We're Building the AI Revolution on Infrastructure We Know Is Broken

And we're all just pretending it's going to work out fine

A data scientist told me something that perfectly captures our industry's delusion: "I spend most of my time wrangling data. I can't trust my data engineers because they don't know about data leakage. I want to see the data myself in its raw state."

This person should be finding insights that transform businesses. Instead, they're a glorified data janitor. And we've all agreed this is normal.

Meanwhile, we're pouring billions into AI initiatives built on this same broken foundation.

The great AI infrastructure lie

Every company is racing to implement AI, but nobody wants to admit their data infrastructure can't support it. So we've created this elaborate fiction where everyone pretends their duct-taped systems will suddenly handle the most demanding workloads we've ever thrown at them.

Consider the countless ML platform partnerships with data warehouses that never materialized. The ML vendors needed direct compute access to be effective, but the warehouse sales teams were only compensated on storage and query credits. These partnerships made perfect technical sense but died because one side needed to sell capability while the other needed to sell consumption.

Multiply that dysfunction across every vendor, every integration, every pipeline in your stack. That's the foundation we're building AI on.

The data science conspiracy

Data scientists hate their jobs. Not the science part - the part where they spend 80% of their time fixing data broken by engineers who don't understand the domain.

I heard about a company demoing a data tool. They did a fancy join operation and everyone was impressed. Then a data scientist said, "You just created data leakage. We cannot combine those pieces of data." Everyone else was confused.

The people who understand data science can't trust the people building data infrastructure. The people building infrastructure don't understand the constraints that matter for data science. But we're pretending this works for AI initiatives that depend on both groups.

The acceptance conspiracy

We've normalized complete dysfunction. Data requests take weeks? Standard. Migrations are two-year death marches? Expected. Getting access to your own data requires tribal knowledge, three approval processes, and a six-demon bag? Just another Tuesday.

The insidious part: this acceptance isn't just cultural, it's economic. Companies budget for the dysfunction. They hire armies of engineers to maintain systems everyone knows are broken. They pay vendors millions to manage complexity that shouldn't exist.

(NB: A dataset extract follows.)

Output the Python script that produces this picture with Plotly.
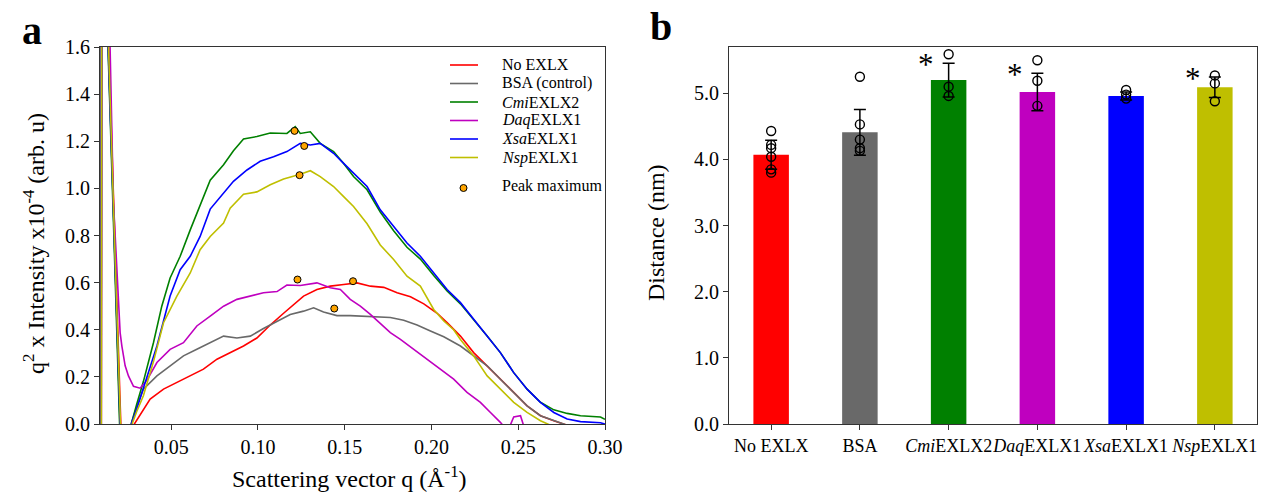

We've created an economy around accepting that data infrastructure is inherently broken.

Vendor enablement

The current vendor landscape depends on this dysfunction. Integration platforms wouldn't exist if data moved cleanly. Data cleaning tools wouldn't be billion-dollar markets if pipelines preserved quality. Monitoring tools wouldn't be essential if systems were predictably reliable.

Every vendor has an incentive to solve just enough of the problem to be valuable, but not so much that they eliminate their market. Snowflake wants everything in their walled garden. Even when partnerships would help customers, business models fight against each other.

The AI amplification effect

AI doesn't just depend on data infrastructure - it amplifies every flaw. Bad data quality becomes exponentially worse when AI learns from it. Pipeline brittleness becomes catastrophic when AI needs real-time feeds. Coordination problems become impossible when AI needs data from multiple sources.

Instead of fixing the foundation, we're doubling down on automation. AI agents to manage broken pipelines. ML systems to clean dirty data. Automated monitoring to alert us faster when things break.

We're using AI to paper over the same problems that broke data infrastructure in the first place.

Strategic delusion

Companies make billion-dollar decisions based on data limitations they think are laws of physics. They abandon transformative opportunities assuming the data work would take two years. They accept competitive disadvantages believing certain integrations are impossible.

These aren't laws of physics. They're just the current state of tooling we've agreed to accept. This creates a feedback loop where business strategy gets constrained by infrastructure limitations, which justifies not investing in better infrastructure.

A coming reckoning

Companies will launch AI initiatives on these broken foundations. Some will work despite the infrastructure. Many will fail spectacularly. A few will succeed and everyone will copy their approach without understanding that success came from working around problems, not solving them.

The companies that fix their data infrastructure first will have enormous advantages. Not because they have better AI models, but because they can actually use their data.

But most won't do this. They'll keep accepting dysfunction, paying vendors, hiring armies of engineers to maintain systems that shouldn't need maintaining. Because admitting the foundation is broken means admitting billions in investments were based on flawed assumptions.

The real provocation

The most provocative thing about our industry isn't that bad companies sometimes succeed. It's that we've all agreed to pretend fundamentally broken systems are the best we can do.

We've collectively decided that data infrastructure is inherently complex, unreliable, and expensive. And now we're building the future of business on this shared delusion.

The question isn't whether this will collapse under its own contradictions. The question is how much value gets destroyed while we all pretend otherwise.